Zufällige Wiederentdeckung

Lange war Annemarie Schwarzenbach vergessen. Erst 1987 entdeckte man zufällig ihren künstlerischen Nachlass in einem Schweizer Archiv. Seitdem werden ihre Texte neu herausgegeben, viele erscheinen zum ersten Mal. Dabei zeigte sich: Die promovierte Historikerin war auch Fotografin und Antifaschistin.

Ein Einblick ins Archiv Annemarie Schwarzenbachs:



Und hier eine Sammlung von Fotografien der Weltreisenden aus dem Archiv der Schweizer Nationalbibliothek.

Schwarzenbach wurde 1908 in einer der reichsten Schweizer Industriellen-Familien geboren und bewegte sich zeitlebens in den höchsten Gesellschaftskreisen. Sie wuchs auf einem Gut am Zürcher See auf. Während die Mutter Wilhelm Furtwängler, Bruno Walter, Richard Strauß und Arturo Toscanini empfing, las sich das kurzhaarige Mädchen durch die Bibliothek des Vaters und tobte in Hemd und Lederhose über das Landgut.
Der Historiker Alexis Schwarzenbach, der eine umfangreiche Bildbiografie seiner Großtante veröffentlichte und 2008 eine erste Foto-Ausstellung organisierte: "Annemarie Schwarzenbach hat sich schon als Kind gegen diese Genderrollen aufgelehnt, indem sie sich wie ihre Brüder angefangen hat anzuziehen. Sich Fritz genannt hat. Und später dann, als sie in die Pubertät kam und als junge Frau dann, mit dieser Androgynität sehr gespielt."

Gegen alle Konventionen

Nach ihrem Studium in Zürich und Paris zog sie 1931 nach Berlin. Sie stürzte sich ins Nachtleben, lebte gegen alle Konventionen offen ihre Liebschaften zu Frauen, nahm Morphium, inszenierte sich als androgyne, melancholische Schönheit und ließ sich so unter anderem mehrfach von der Fotografin Marianne Presslauer porträtieren.
Klaus Mann und seine Schwester Erika wurden ihre engsten Freunde. 1936 traf sie die beiden sogar im US-amerikanischen Exil.
"Was es für sie sehr spannend machte, war natürlich: Bei den Schwarzenbachs zählten Pferde.
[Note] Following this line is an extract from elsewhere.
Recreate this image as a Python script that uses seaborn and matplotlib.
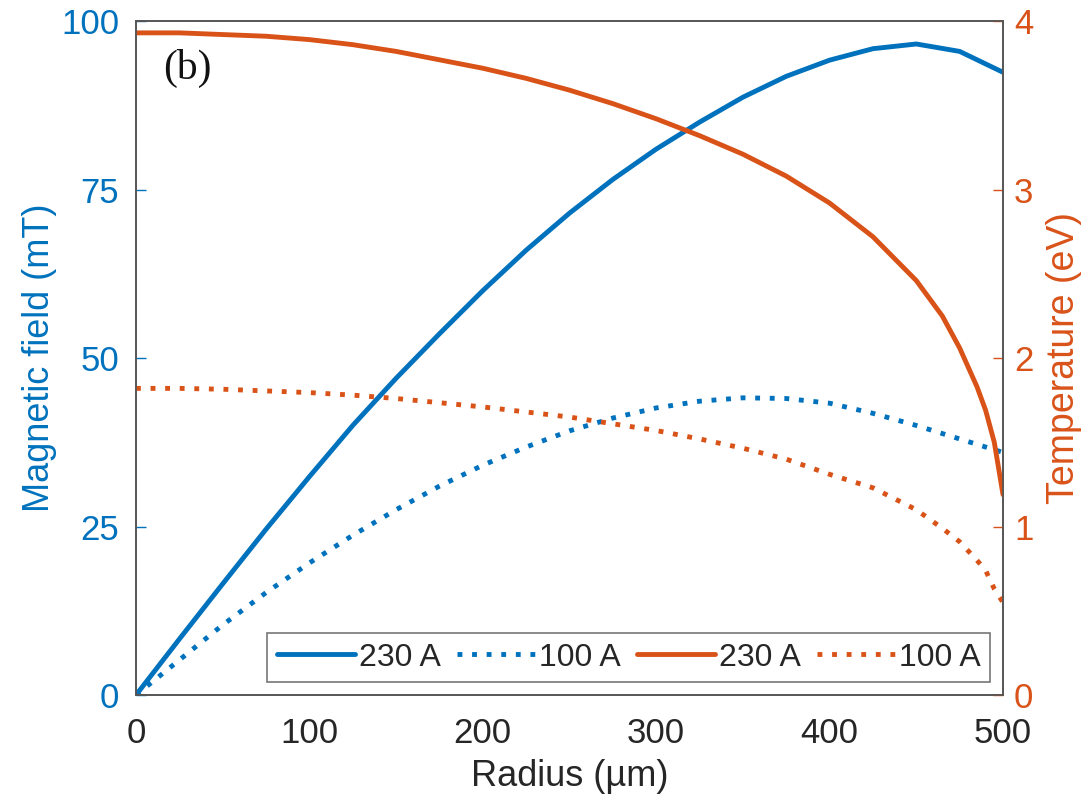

Das war das große Hobby. Und bei den Manns waren es die Bücher. Annemarie wollte Schriftstellerin werden und hat sich in ihrer Ersatzfamilie, den Manns, deswegen so wohl gefühlt, weil das eben eine literarische Familie war", sagt Alexis Schwarzenbach.
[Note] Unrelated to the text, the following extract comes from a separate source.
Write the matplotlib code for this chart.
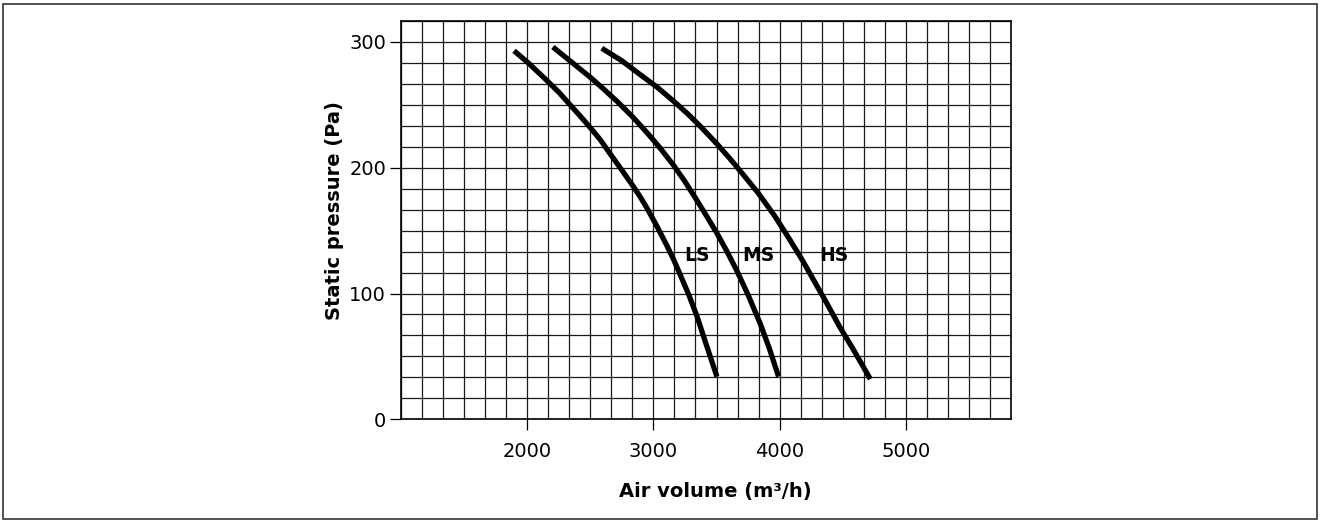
import matplotlib.pyplot as plt
from matplotlib.ticker import MultipleLocator
from matplotlib.patches import Rectangle

# === data ===
ls_flow = [1894, 2000, 2127, 2250, 2339, 2420, 2498, 2580, 2657, 2750, 2841,
           2900, 2948, 3030, 3107, 3160, 3212, 3280, 3345, 3420, 3503]
ls_pres = [293, 284, 272, 260, 250, 241, 232, 222, 211, 198, 185,
           176, 168, 153, 138, 127, 115, 99, 82, 59, 34]

ms_flow = [2202, 2350, 2498, 2600, 2709, 2830, 2948, 3050, 3159, 3250, 3345,
           3425, 3503, 3580, 3662, 3750, 3847, 3920, 3992]
ms_pres = [296, 284, 272, 263, 253, 241, 228, 216, 202, 189, 174,
           161, 148, 134, 118, 99, 76, 56, 34]

hs_flow = [2590, 2750, 2895, 3030, 3159, 3270, 3371, 3503, 3600, 3700, 3830,
           3966, 4080, 4178, 4280, 4376, 4480, 4588, 4720]
hs_pres = [295, 285, 274, 264, 253, 243, 233, 219, 208, 196, 180,
           161, 143, 127, 109, 92, 73, 55, 32]

curve_names = ["LS", "MS", "HS"]
label_flow = [3345, 3833, 4434]
label_pres = [130, 130, 130]

x_ticks = [2000, 3000, 4000, 5000]
y_ticks = [0, 100, 200, 300]

# === figure ===
fig = plt.figure(figsize=(13.2, 5.21), dpi=100)
ax = fig.add_axes([0.304, 0.1952, 0.4617, 0.7645])

ax.set_xlim(1000, 5833.3)
ax.set_ylim(0, 316.67)

ax.xaxis.set_minor_locator(MultipleLocator(1000 / 6))
ax.yaxis.set_minor_locator(MultipleLocator(100 / 6))
ax.set_xticks(x_ticks)
ax.set_yticks(y_ticks)
ax.grid(which="both", color="#1a1a1a", linewidth=0.9)
ax.set_axisbelow(True)
ax.tick_params(which="minor", length=0)
ax.tick_params(which="major", direction="out", length=8, width=0.9,
               labelsize=14)
ax.tick_params(axis="x", pad=8)
ax.tick_params(axis="y", pad=3)

for s in ax.spines.values():
    s.set_linewidth(1.2)
    s.set_color("black")

for fx, py in [(ls_flow, ls_pres), (ms_flow, ms_pres), (hs_flow, hs_pres)]:
    ax.plot(fx, py, color="black", linewidth=3.8, solid_capstyle="butt",
            solid_joinstyle="round", zorder=3)

for name, fx, py in zip(curve_names, label_flow, label_pres):
    ax.text(fx, py, name, ha="center", va="center", fontsize=13.5,
            fontweight="bold", zorder=4)

ax.set_xlabel("Air volume (m³/h)", fontsize=14, fontweight="bold")
ax.set_ylabel("Static pressure (Pa)", fontsize=14, fontweight="bold")
ax.xaxis.set_label_coords(0.516, -0.158)
ax.yaxis.set_label_coords(-0.094, 0.523)

# outer frame round the figure
fig.patches.append(Rectangle((0.0025, 0.003), 0.9955, 0.989,
                             transform=fig.transFigure, fill=False,
                             edgecolor="#333333", linewidth=1.2))

plt.savefig("out.png", dpi=100)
Gefühl der Fremde, die Sehnsucht nach Liebe

Ihre lyrische Prosa, die sie in den späten 20er und 30er Jahren entwickelte, kreiste um Geschlechterrollen, Einsamkeit, das Gefühl der Fremde, die Sehnsucht nach Liebe. Vieles blieb unveröffentlicht. Ihr flirrend-erotischer Text "Eine Frau zu sehen" erschien erstmals 2008.
"Ich hebe die Augen, eine Frau steht mir gegenüber (...) ich erstaune vor der schönen leuchtenden Kraft ihres Blickes, und nun begegnen wir uns, eine Sekunde lang, und ich fühle unwiderstehlich den Drang, dem ungeheuren Unbekannten zu folgen."
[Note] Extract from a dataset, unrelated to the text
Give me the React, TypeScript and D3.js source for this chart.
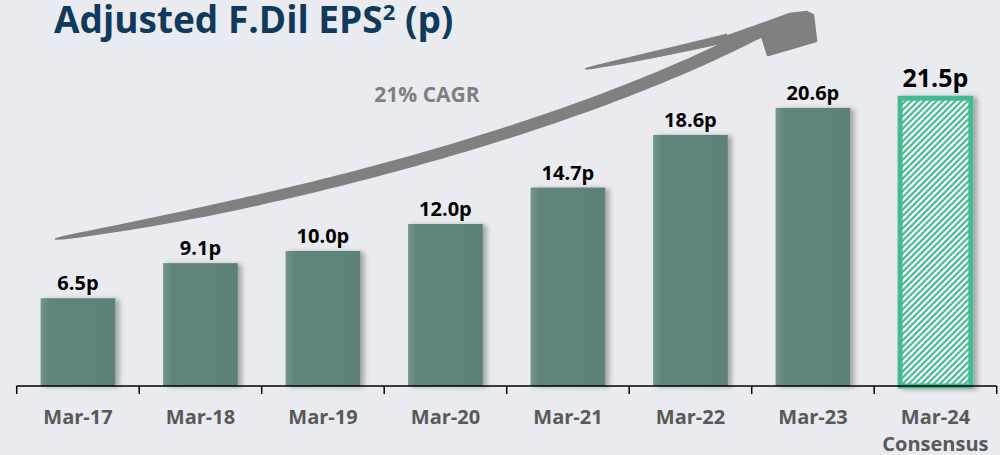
import React, { useRef, useEffect } from "react";
import * as d3 from "d3";

// data
const periods = ["Mar-17", "Mar-18", "Mar-19", "Mar-20", "Mar-21", "Mar-22", "Mar-23", "Mar-24"];
const subLabels = ["", "", "", "", "", "", "", "Consensus"];
const eps = [6.5, 9.1, 10.0, 12.0, 14.7, 18.6, 20.6, 21.5];
const isForecast = [false, false, false, false, false, false, false, true];
const valueLabels = ["6.5p", "9.1p", "10.0p", "12.0p", "14.7p", "18.6p", "20.6p", "21.5p"];

const W = 1000;
const H = 455;
const FONT = "'Open Sans', 'Noto Sans', sans-serif";

type Pt = [number, number];

// growth arrow (decoration only): bezier spines + width profile
const bodySpine: Pt[] = [[55, 239], [300, 200], [580, 125], [762, 30]];
const branchSpine: Pt[] = [[585, 69], [650, 56], [728, 38]];
const arrowHead: Pt[] = [[720, 39], [790, 14], [807, 12], [813, 15], [816, 41], [768, 55], [762, 36], [740, 44]];

function bez(p: Pt[], t: number): Pt {
  let pts = p.slice();
  while (pts.length > 1) {
    const next: Pt[] = [];
    for (let i = 0; i < pts.length - 1; i++) {
      next.push([pts[i][0] + (pts[i + 1][0] - pts[i][0]) * t, pts[i][1] + (pts[i + 1][1] - pts[i][1]) * t]);
    }
    pts = next;
  }
  return pts[0];
}

// stroke outline of a tapered spine
function taper(p: Pt[], width: (t: number) => number, n = 90): Pt[] {
  const up: Pt[] = [];
  const lo: Pt[] = [];
  for (let i = 0; i <= n; i++) {
    const t = i / n;
    const a = bez(p, Math.max(0, t - 0.002));
    const b = bez(p, Math.min(1, t + 0.002));
    const dx = b[0] - a[0];
    const dy = b[1] - a[1];
    const len = Math.hypot(dx, dy) || 1;
    const nx = dy / len;
    const ny = -dx / len;
    const c = bez(p, t);
    const w = width(t) / 2;
    up.push([c[0] + nx * w, c[1] + ny * w]);
    lo.push([c[0] - nx * w, c[1] - ny * w]);
  }
  return up.concat(lo.reverse());
}

const App = () => {
  const ref = useRef<SVGSVGElement | null>(null);

  useEffect(() => {
    const svg = d3.select(ref.current);
    svg.selectAll("*").remove();

    const baseY = 386;
    const x = d3
      .scaleBand<string>()
      .domain(periods)
      .range([16.7, 996.7])
      .paddingInner(0.39)
      .paddingOuter(0.195);
    const y = d3.scaleLinear().domain([0, 25]).range([baseY, 48.5]);

    svg.append("rect").attr("width", W).attr("height", H).attr("fill", "#EAEBF0");

    // defs: shadow, bar gradient, hatch
    const defs = svg.append("defs");
    const sh = defs.append("filter").attr("id", "shadow").attr("x", "-20%").attr("y", "-10%").attr("width", "140%").attr("height", "120%");
    sh.append("feDropShadow")
      .attr("dx", 4)
      .attr("dy", 1)
      .attr("stdDeviation", 2.5)
      .attr("flood-color", "#000")
      .attr("flood-opacity", 0.3);

    const grad = defs.append("linearGradient").attr("id", "barGrad").attr("x1", 0).attr("x2", 1).attr("y1", 0).attr("y2", 0);
    grad.append("stop").attr("offset", "0%").attr("stop-color", "#729690");
    grad.append("stop").attr("offset", "12%").attr("stop-color", "#60837B");
    grad.append("stop").attr("offset", "100%").attr("stop-color", "#5D8179");

    const hatch = defs
      .append("pattern")
      .attr("id", "hatch")
      .attr("patternUnits", "userSpaceOnUse")
      .attr("width", 4.4)
      .attr("height", 10)
      .attr("patternTransform", "rotate(45)");
    hatch.append("rect").attr("width", 4.4).attr("height", 10).attr("fill", "#45B98F");
    hatch.append("rect").attr("width", 2.2).attr("height", 10).attr("fill", "#FFFFFF");

    // title
    const title = svg
      .append("text")
      .attr("x", 54)
      .attr("y", 33)
      .attr("font-family", FONT)
      .attr("font-weight", 700)
      .attr("font-size", 37)
      .attr("fill", "#0F3A5C");
    title.append("tspan").text("Adjusted F.Dil EPS");
    title.append("tspan").attr("font-size", 22).attr("dy", -13).text("2");
    title.append("tspan").attr("dy", 13).text(" (p)");

    // growth arrow
    const line = d3.line().curve(d3.curveLinearClosed);
    const arrow = svg.append("g").attr("fill", "#808080");
    const bodyW = (t: number) => {
      const s = Math.min(1, t / 0.22);
      return 1.5 + 8.5 * Math.sqrt(s) + 3 * t;
    };
    const branchW = (t: number) => 1 + 8 * Math.sqrt(t);
    arrow.append("path").attr("d", line(taper(bodySpine, bodyW)));
    arrow.append("path").attr("d", line(taper(branchSpine, branchW)));
    arrow
      .append("path")
      .attr("d", line(arrowHead))
      .attr("stroke", "#808080")
      .attr("stroke-width", 2.5)
      .attr("stroke-linejoin", "round");

    svg
      .append("text")
      .attr("x", 427)
      .attr("y", 102)
      .attr("text-anchor", "middle")
      .attr("font-family", FONT)
      .attr("font-weight", 700)
      .attr("font-size", 21)
      .attr("fill", "#7F7F7F")
      .text("21% CAGR");

    // bars
    const bars = svg.append("g");
    periods.forEach((p, i) => {
      const x0 = x(p) as number;
      const bw = x.bandwidth();
      if (isForecast[i]) {
        bars
          .append("rect")
          .attr("x", x0 + 2)
          .attr("y", y(eps[i]) + 2.5)
          .attr("width", bw - 4)
          .attr("height", baseY - y(eps[i]) - 2.5)
          .attr("fill", "url(#hatch)")
          .attr("stroke", "#45B98F")
          .attr("stroke-width", 5)
          .attr("filter", "url(#shadow)");
      } else {
        bars
          .append("rect")
          .attr("x", x0)
          .attr("y", y(eps[i]))
          .attr("width", bw)
          .attr("height", baseY - y(eps[i]))
          .attr("fill", "url(#barGrad)")
          .attr("filter", "url(#shadow)");
      }
    });

    // value labels
    svg
      .append("g")
      .selectAll("text")
      .data(eps)
      .join("text")
      .attr("x", (d, i) => (x(periods[i]) as number) + x.bandwidth() / 2)
      .attr("y", (d, i) => y(d) - (isForecast[i] ? 9 : 8))
      .attr("text-anchor", "middle")
      .attr("font-family", FONT)
      .attr("font-weight", 700)
      .attr("font-size", (d, i) => (isForecast[i] ? 25 : 20))
      .attr("fill", "#000")
      .text((d, i) => valueLabels[i]);

    // axis
    const axis = svg.append("g").attr("stroke", "#000").attr("stroke-width", 1.5).attr("fill", "none");
    const step = x.step();
    const start = x.range()[0];
    axis.append("line").attr("x1", start).attr("x2", start + step * periods.length).attr("y1", baseY).attr("y2", baseY);
    d3.range(periods.length + 1).forEach((k) => {
      axis
        .append("line")
        .attr("x1", start + k * step)
        .attr("x2", start + k * step)
        .attr("y1", baseY)
        .attr("y2", baseY + 8);
    });

    const tl = svg
      .append("g")
      .attr("font-family", FONT)
      .attr("font-weight", 700)
      .attr("font-size", 20)
      .attr("fill", "#595959")
      .attr("text-anchor", "middle");
    periods.forEach((p, i) => {
      const cx = (x(p) as number) + x.bandwidth() / 2;
      tl.append("text").attr("x", cx).attr("y", 424).text(p);
      if (subLabels[i]) tl.append("text").attr("x", cx).attr("y", 451).text(subLabels[i]);
    });
  }, []);

  return (
    <svg
      ref={ref}
      width={W}
      height={H}
      style={{ position: "absolute", left: 0, top: 0, display: "block" }}
    />
  );
};

export default App;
Der ganz persönliche Blick

Bekannt wurde Annemarie Schwarzenbach dagegen als Reisejournalistin für Schweizer Zeitungen: Seit 1933 durchquerte sie rastlos Europa, den Orient, den Kongo - und die USA. 1937 fuhr sie mit einer Kollegin monatelang durch die Südstaaten, schilderte die verheerenden Folgen der Weltwirtschaftskrise und hielt in eindringlichen Dokumentaraufnahmen Arme und Arbeitslose fest. Ihre Texte über den Orient gelten heute als historische Dokumente einer nicht mehr existierenden Zeit. Und überall fotografierte sie die Schönheit selbstbewusster Frauen.
"Wie bei ihren Texten ist es der sehr persönliche Blick: Sie macht unglaublich schöne Aufnahmen von Geliebten. Aber auch von fremden Frauen, die sie trifft, sei das in Amerika oder auch Afrika, in Afghanistan. Das sind Sachen, wo sie sich von den männlichen Kollegen, die gleichzeitig als Fotojournalisten natürlich auch arbeiten, da unterscheidet sie sich."
Erschöpft von den Reisen, innerlich halt- und heimatlos, krank durch Morphiumsucht, Entziehungskuren und Depressionen, fuhr Annemarie Schwarzenbach im Sommer 1942 in die Schweiz, um sich zu erholen. Nach einem Fahrradunfall und einer vermutlich falschen Behandlung durch die Ärzte, starb sie am 15. November 1942. Sie wurde 34 Jahre alt.